Code that draws figures:
:::

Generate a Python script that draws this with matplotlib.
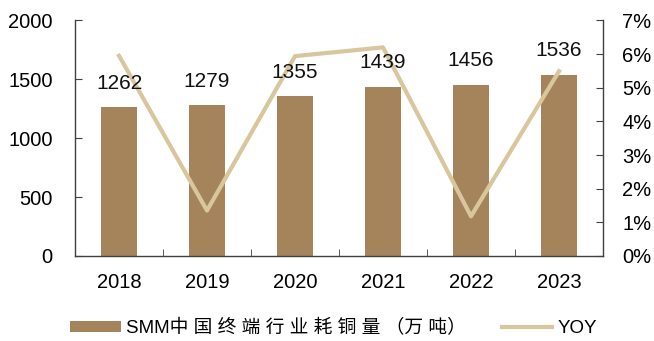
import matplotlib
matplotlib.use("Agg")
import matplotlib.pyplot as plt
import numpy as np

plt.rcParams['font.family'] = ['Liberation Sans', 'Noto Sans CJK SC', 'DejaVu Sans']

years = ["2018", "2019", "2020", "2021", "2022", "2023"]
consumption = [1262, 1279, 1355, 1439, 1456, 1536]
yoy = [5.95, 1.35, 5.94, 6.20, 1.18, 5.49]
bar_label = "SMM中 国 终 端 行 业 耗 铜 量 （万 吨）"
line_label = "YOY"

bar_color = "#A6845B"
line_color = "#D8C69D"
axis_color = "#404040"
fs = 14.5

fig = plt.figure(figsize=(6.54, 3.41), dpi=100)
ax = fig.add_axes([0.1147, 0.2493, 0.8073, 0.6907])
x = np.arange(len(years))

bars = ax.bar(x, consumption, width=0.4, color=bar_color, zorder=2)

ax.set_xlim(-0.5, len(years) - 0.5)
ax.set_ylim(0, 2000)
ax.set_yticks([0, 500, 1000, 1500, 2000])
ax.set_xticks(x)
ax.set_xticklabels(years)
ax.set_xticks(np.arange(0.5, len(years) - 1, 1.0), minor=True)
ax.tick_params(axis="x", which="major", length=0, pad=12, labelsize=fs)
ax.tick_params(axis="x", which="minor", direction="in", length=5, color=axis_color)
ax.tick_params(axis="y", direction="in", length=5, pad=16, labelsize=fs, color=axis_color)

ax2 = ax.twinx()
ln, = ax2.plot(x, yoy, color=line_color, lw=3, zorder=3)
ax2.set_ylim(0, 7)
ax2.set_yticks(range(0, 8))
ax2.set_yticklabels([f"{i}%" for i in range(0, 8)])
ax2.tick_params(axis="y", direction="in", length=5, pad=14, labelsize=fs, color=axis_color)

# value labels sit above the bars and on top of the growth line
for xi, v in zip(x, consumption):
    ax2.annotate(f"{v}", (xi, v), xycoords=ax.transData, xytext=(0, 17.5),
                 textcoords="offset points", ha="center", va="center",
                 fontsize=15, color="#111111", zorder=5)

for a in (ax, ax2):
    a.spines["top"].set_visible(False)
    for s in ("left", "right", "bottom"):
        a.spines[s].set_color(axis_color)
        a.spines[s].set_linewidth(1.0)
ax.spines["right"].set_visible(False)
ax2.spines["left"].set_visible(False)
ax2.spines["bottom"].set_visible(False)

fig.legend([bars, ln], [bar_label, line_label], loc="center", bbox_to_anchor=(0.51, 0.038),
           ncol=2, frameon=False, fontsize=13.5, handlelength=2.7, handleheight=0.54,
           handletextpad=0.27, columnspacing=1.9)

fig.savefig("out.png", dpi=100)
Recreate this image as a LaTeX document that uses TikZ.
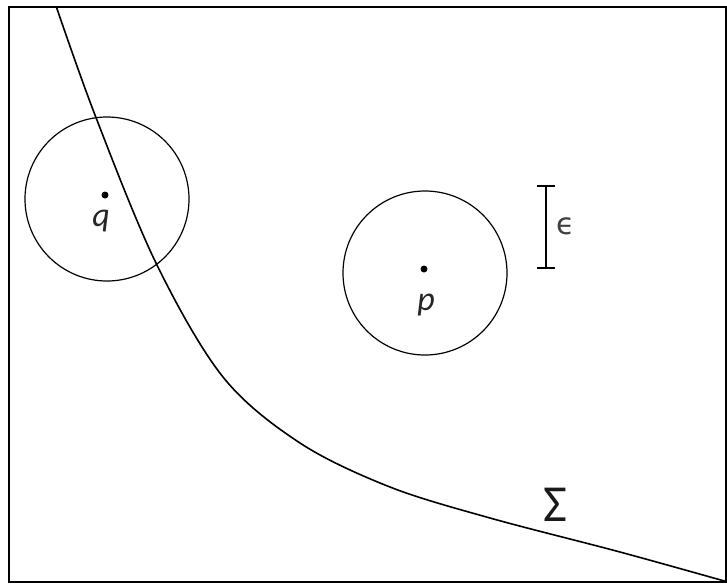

:::

Only lines with the string "matplotlib" belong in your answer; copy each one.

-- Exercise response --
Generate a Python script that draws this with matplotlib.
import matplotlib
matplotlib.use("Agg")
import matplotlib.pyplot as plt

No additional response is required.